[START DATA PROVIDED]
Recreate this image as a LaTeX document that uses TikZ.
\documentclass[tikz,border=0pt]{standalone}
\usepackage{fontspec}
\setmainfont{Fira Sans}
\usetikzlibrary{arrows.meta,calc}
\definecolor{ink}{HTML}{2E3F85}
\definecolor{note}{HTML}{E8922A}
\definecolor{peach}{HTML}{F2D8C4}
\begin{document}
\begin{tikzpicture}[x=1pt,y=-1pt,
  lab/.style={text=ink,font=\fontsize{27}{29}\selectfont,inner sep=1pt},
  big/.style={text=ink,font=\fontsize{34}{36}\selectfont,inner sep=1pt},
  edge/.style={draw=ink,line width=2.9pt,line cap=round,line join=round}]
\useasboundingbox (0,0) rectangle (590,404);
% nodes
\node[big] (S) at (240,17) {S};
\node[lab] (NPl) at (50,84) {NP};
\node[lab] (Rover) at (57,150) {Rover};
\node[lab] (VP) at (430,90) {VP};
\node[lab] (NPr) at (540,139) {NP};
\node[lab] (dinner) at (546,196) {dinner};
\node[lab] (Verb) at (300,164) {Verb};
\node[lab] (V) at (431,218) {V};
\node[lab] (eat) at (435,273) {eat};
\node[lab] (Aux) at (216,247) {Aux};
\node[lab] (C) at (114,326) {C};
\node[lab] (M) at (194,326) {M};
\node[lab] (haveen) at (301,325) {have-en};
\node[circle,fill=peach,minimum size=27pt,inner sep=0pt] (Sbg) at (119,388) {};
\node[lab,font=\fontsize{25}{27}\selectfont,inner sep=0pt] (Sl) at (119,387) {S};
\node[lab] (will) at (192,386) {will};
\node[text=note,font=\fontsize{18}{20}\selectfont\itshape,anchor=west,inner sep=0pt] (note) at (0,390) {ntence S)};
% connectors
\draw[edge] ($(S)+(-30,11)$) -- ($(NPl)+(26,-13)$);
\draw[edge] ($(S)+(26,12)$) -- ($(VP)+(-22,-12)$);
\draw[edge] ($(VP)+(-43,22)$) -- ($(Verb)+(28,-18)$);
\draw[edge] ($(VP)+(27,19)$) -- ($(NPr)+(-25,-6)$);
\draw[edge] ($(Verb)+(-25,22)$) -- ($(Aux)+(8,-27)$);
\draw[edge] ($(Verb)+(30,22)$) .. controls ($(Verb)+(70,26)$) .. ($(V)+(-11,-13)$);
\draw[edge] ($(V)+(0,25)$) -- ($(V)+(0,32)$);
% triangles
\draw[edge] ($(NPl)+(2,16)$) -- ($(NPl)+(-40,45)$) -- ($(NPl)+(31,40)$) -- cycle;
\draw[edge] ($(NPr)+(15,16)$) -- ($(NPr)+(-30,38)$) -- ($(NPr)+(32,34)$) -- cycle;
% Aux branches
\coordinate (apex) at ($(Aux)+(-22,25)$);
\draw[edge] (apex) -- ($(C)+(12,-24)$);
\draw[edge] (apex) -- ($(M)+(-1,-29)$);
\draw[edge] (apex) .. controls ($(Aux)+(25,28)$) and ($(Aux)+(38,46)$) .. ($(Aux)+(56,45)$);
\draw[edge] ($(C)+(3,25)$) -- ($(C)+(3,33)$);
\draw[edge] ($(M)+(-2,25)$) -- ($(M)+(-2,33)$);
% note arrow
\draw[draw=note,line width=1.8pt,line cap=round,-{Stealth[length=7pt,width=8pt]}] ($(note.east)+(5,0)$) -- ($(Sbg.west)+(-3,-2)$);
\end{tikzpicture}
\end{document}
[END DATA PROVIDED]
EXERCISE REQUIREMENTS. Using the listing above, reproduce each line without omission.

RESULT OF THIS TASK.
Recreate this image as a LaTeX document that uses TikZ.
\documentclass[tikz,border=0pt]{standalone}
\usepackage{fontspec}
\setmainfont{Fira Sans}
\usetikzlibrary{arrows.meta,calc}
\definecolor{ink}{HTML}{2E3F85}
\definecolor{note}{HTML}{E8922A}
\definecolor{peach}{HTML}{F2D8C4}
\begin{document}
\begin{tikzpicture}[x=1pt,y=-1pt,
  lab/.style={text=ink,font=\fontsize{27}{29}\selectfont,inner sep=1pt},
  big/.style={text=ink,font=\fontsize{34}{36}\selectfont,inner sep=1pt},
  edge/.style={draw=ink,line width=2.9pt,line cap=round,line join=round}]
\useasboundingbox (0,0) rectangle (590,404);
% nodes
\node[big] (S) at (240,17) {S};
\node[lab] (NPl) at (50,84) {NP};
\node[lab] (Rover) at (57,150) {Rover};
\node[lab] (VP) at (430,90) {VP};
\node[lab] (NPr) at (540,139) {NP};
\node[lab] (dinner) at (546,196) {dinner};
\node[lab] (Verb) at (300,164) {Verb};
\node[lab] (V) at (431,218) {V};
\node[lab] (eat) at (435,273) {eat};
\node[lab] (Aux) at (216,247) {Aux};
\node[lab] (C) at (114,326) {C};
\node[lab] (M) at (194,326) {M};
\node[lab] (haveen) at (301,325) {have-en};
\node[circle,fill=peach,minimum size=27pt,inner sep=0pt] (Sbg) at (119,388) {};
\node[lab,font=\fontsize{25}{27}\selectfont,inner sep=0pt] (Sl) at (119,387) {S};
\node[lab] (will) at (192,386) {will};
\node[text=note,font=\fontsize{18}{20}\selectfont\itshape,anchor=west,inner sep=0pt] (note) at (0,390) {ntence S)};
% connectors
\draw[edge] ($(S)+(-30,11)$) -- ($(NPl)+(26,-13)$);
\draw[edge] ($(S)+(26,12)$) -- ($(VP)+(-22,-12)$);
\draw[edge] ($(VP)+(-43,22)$) -- ($(Verb)+(28,-18)$);
\draw[edge] ($(VP)+(27,19)$) -- ($(NPr)+(-25,-6)$);
\draw[edge] ($(Verb)+(-25,22)$) -- ($(Aux)+(8,-27)$);
\draw[edge] ($(Verb)+(30,22)$) .. controls ($(Verb)+(70,26)$) .. ($(V)+(-11,-13)$);
\draw[edge] ($(V)+(0,25)$) -- ($(V)+(0,32)$);
% triangles
\draw[edge] ($(NPl)+(2,16)$) -- ($(NPl)+(-40,45)$) -- ($(NPl)+(31,40)$) -- cycle;
\draw[edge] ($(NPr)+(15,16)$) -- ($(NPr)+(-30,38)$) -- ($(NPr)+(32,34)$) -- cycle;
% Aux branches
\coordinate (apex) at ($(Aux)+(-22,25)$);
\draw[edge] (apex) -- ($(C)+(12,-24)$);
\draw[edge] (apex) -- ($(M)+(-1,-29)$);
\draw[edge] (apex) .. controls ($(Aux)+(25,28)$) and ($(Aux)+(38,46)$) .. ($(Aux)+(56,45)$);
\draw[edge] ($(C)+(3,25)$) -- ($(C)+(3,33)$);
\draw[edge] ($(M)+(-2,25)$) -- ($(M)+(-2,33)$);
% note arrow
\draw[draw=note,line width=1.8pt,line cap=round,-{Stealth[length=7pt,width=8pt]}] ($(note.east)+(5,0)$) -- ($(Sbg.west)+(-3,-2)$);
\end{tikzpicture}
\end{document}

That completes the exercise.